This example is discussed in my 1990 PhD thesis, where is it is shown that $\nu(p)$ is a real analytic function of $p$. The thesis was written in Hebrew, but this result was generalized in two papers [1], [2]. Note that the existence of the limit you call the Viswanath constant (and more generally, $\nu(p)$) is an immediate consequence of the Furstenberg-Kesten Theorem [3] on the existence of the top Lyapunov exponent for random matrix products. This is because the vector $(F_n,F_{n+1})$ is obtained by multiplying $(F_{n-1},F_n)$ by a random matrix that takes two possible values.

[1] Peres, Yuval Analytic dependence of Lyapunov exponents on transition probabilities. Lyapunov exponents (Oberwolfach, 1990), 64–80, Lecture Notes in Math., 1486, Springer, Berlin, 1991.

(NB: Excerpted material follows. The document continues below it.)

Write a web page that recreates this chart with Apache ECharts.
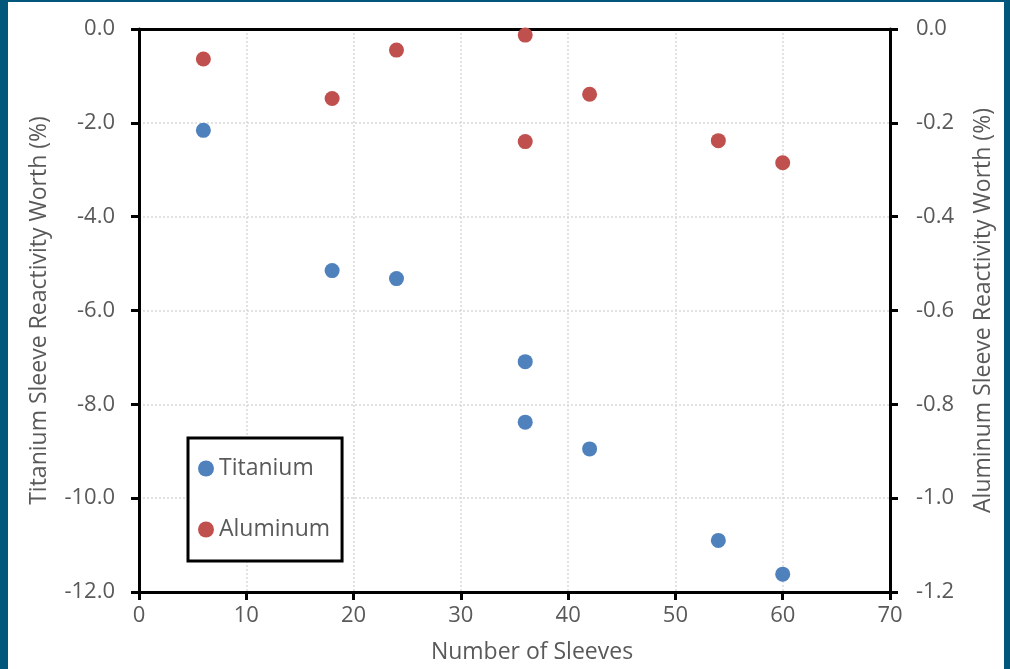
<!DOCTYPE html>
<html>
<head>
<meta charset="utf-8">
<script src="https://cdn.jsdelivr.net/npm/echarts@6/dist/echarts.min.js"></script>
<style>
html,body{margin:0;padding:0;background:#fff;}
#c{width:1010px;height:669px;}
</style>
</head>
<body>
<div id="c"></div>
<script>
const xTicks = [0, 10, 20, 30, 40, 50, 60, 70];
const leftTicks = [-12, -10, -8, -6, -4, -2, 0];
const rightTicks = [-1.2, -1.0, -0.8, -0.6, -0.4, -0.2, 0];
const titaniumSleeves = [6, 18, 24, 36, 36, 42, 54, 60];
const titaniumWorth = [-2.16, -5.15, -5.32, -7.09, -8.38, -8.95, -10.90, -11.62];
const aluminumSleeves = [6, 18, 24, 36, 36, 42, 54, 60];
const aluminumWorth = [-0.064, -0.148, -0.045, -0.013, -0.240, -0.139, -0.238, -0.285];

const FONT = 'Open Sans';
const TXT = '#595959';
const chart = echarts.init(document.getElementById('c'), null, {renderer: 'canvas'});

const tiData = titaniumSleeves.map((x, i) => [x, titaniumWorth[i]]);
const alData = aluminumSleeves.map((x, i) => [x, aluminumWorth[i]]);

chart.setOption({
  backgroundColor: '#fff',
  animation: false,
  textStyle: {fontFamily: FONT},
  graphic: [
    {type: 'rect', left: 0, top: 0, shape: {width: 8, height: 669}, style: {fill: '#00577B'}, z: 100},
    {type: 'rect', left: 0, top: 0, shape: {width: 1010, height: 2}, style: {fill: '#00577B'}, z: 100},
    {type: 'rect', left: 1004, top: 0, shape: {width: 6, height: 669}, style: {fill: '#00577B'}, z: 100}
  ],
  grid: {left: 139, right: 120, top: 29, bottom: 75, containLabel: false},
  legend: {
    orient: 'vertical',
    left: 188, top: 438,
    padding: [19, 12, 20, 10],
    itemGap: 38,
    itemWidth: 16, itemHeight: 16,
    icon: 'circle',
    borderColor: '#000', borderWidth: 3,
    backgroundColor: '#fff',
    textStyle: {fontFamily: FONT, fontSize: 23, color: TXT, padding: [0, 0, 0, 0]},
    data: ['Titanium', 'Aluminum']
  },
  xAxis: [{
    type: 'value', min: 0, max: 70, interval: 10, position: 'bottom',
    name: 'Number of Sleeves', nameLocation: 'middle', nameGap: 49,
    nameTextStyle: {fontFamily: FONT, fontSize: 23, color: TXT, padding: [0, 0, 0, 35]},
    axisLine: {show: true, onZero: false, lineStyle: {color: '#000', width: 3}},
    axisTick: {show: true, inside: false, length: 8, lineStyle: {color: '#000', width: 3}},
    axisLabel: {fontFamily: FONT, fontSize: 22, color: TXT, margin: 13},
    splitLine: {show: true, lineStyle: {color: '#d9d9d9', type: [2, 2], width: 1.5}}
  }, {
    type: 'value', min: 0, max: 70, interval: 10, position: 'top',
    axisLine: {show: true, onZero: false, lineStyle: {color: '#000', width: 3}},
    axisTick: {show: false}, axisLabel: {show: false}, splitLine: {show: false}
  }],
  yAxis: [{
    type: 'value', min: -12, max: 0, interval: 2, position: 'left',
    name: 'Titanium Sleeve Reactivity Worth (%)', nameLocation: 'middle', nameGap: 88,
    nameTextStyle: {fontFamily: FONT, fontSize: 23, color: TXT},
    axisLine: {show: true, onZero: false, lineStyle: {color: '#000', width: 3}},
    axisTick: {show: true, inside: false, length: 8, lineStyle: {color: '#000', width: 3}},
    axisLabel: {fontFamily: FONT, fontSize: 22, color: TXT, margin: 24, formatter: v => v.toFixed(1)},
    splitLine: {show: true, lineStyle: {color: '#d9d9d9', type: [2, 2], width: 1.5}}
  }, {
    type: 'value', min: -1.2, max: 0, interval: 0.2, position: 'right',
    name: 'Aluminum Sleeve Reactivity Worth (%)', nameLocation: 'middle', nameGap: 82,
    nameTextStyle: {fontFamily: FONT, fontSize: 23, color: TXT},
    axisLine: {show: true, onZero: false, lineStyle: {color: '#000', width: 3}},
    axisTick: {show: true, inside: false, length: 8, lineStyle: {color: '#000', width: 3}},
    axisLabel: {fontFamily: FONT, fontSize: 22, color: TXT, margin: 26, formatter: v => v.toFixed(1)},
    splitLine: {show: false}
  }],
  series: [{
    name: 'Titanium', type: 'scatter', xAxisIndex: 0, yAxisIndex: 0,
    symbol: 'circle', symbolSize: 15,
    itemStyle: {color: '#4F81BD', opacity: 1},
    data: tiData
  }, {
    name: 'Aluminum', type: 'scatter', xAxisIndex: 0, yAxisIndex: 1,
    symbol: 'circle', symbolSize: 15,
    itemStyle: {color: '#C0504D', opacity: 1},
    data: alData
  }]
});
</script>
</body>
</html>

[2] Peres, Yuval Domains of analytic continuation for the top Lyapunov exponent. Ann. Inst. H. Poincaré Probab. Statist. 28 (1992), no. 1, 131–148. (Reviewer: Philippe Bougerol) http://www.numdam.org/article/AIHPB_1992__28_1_131_0.pdf

[3] Furstenberg, Harry, and Harry Kesten. "Products of random matrices." The Annals of Mathematical Statistics 31, no. 2 (1960): 457-469.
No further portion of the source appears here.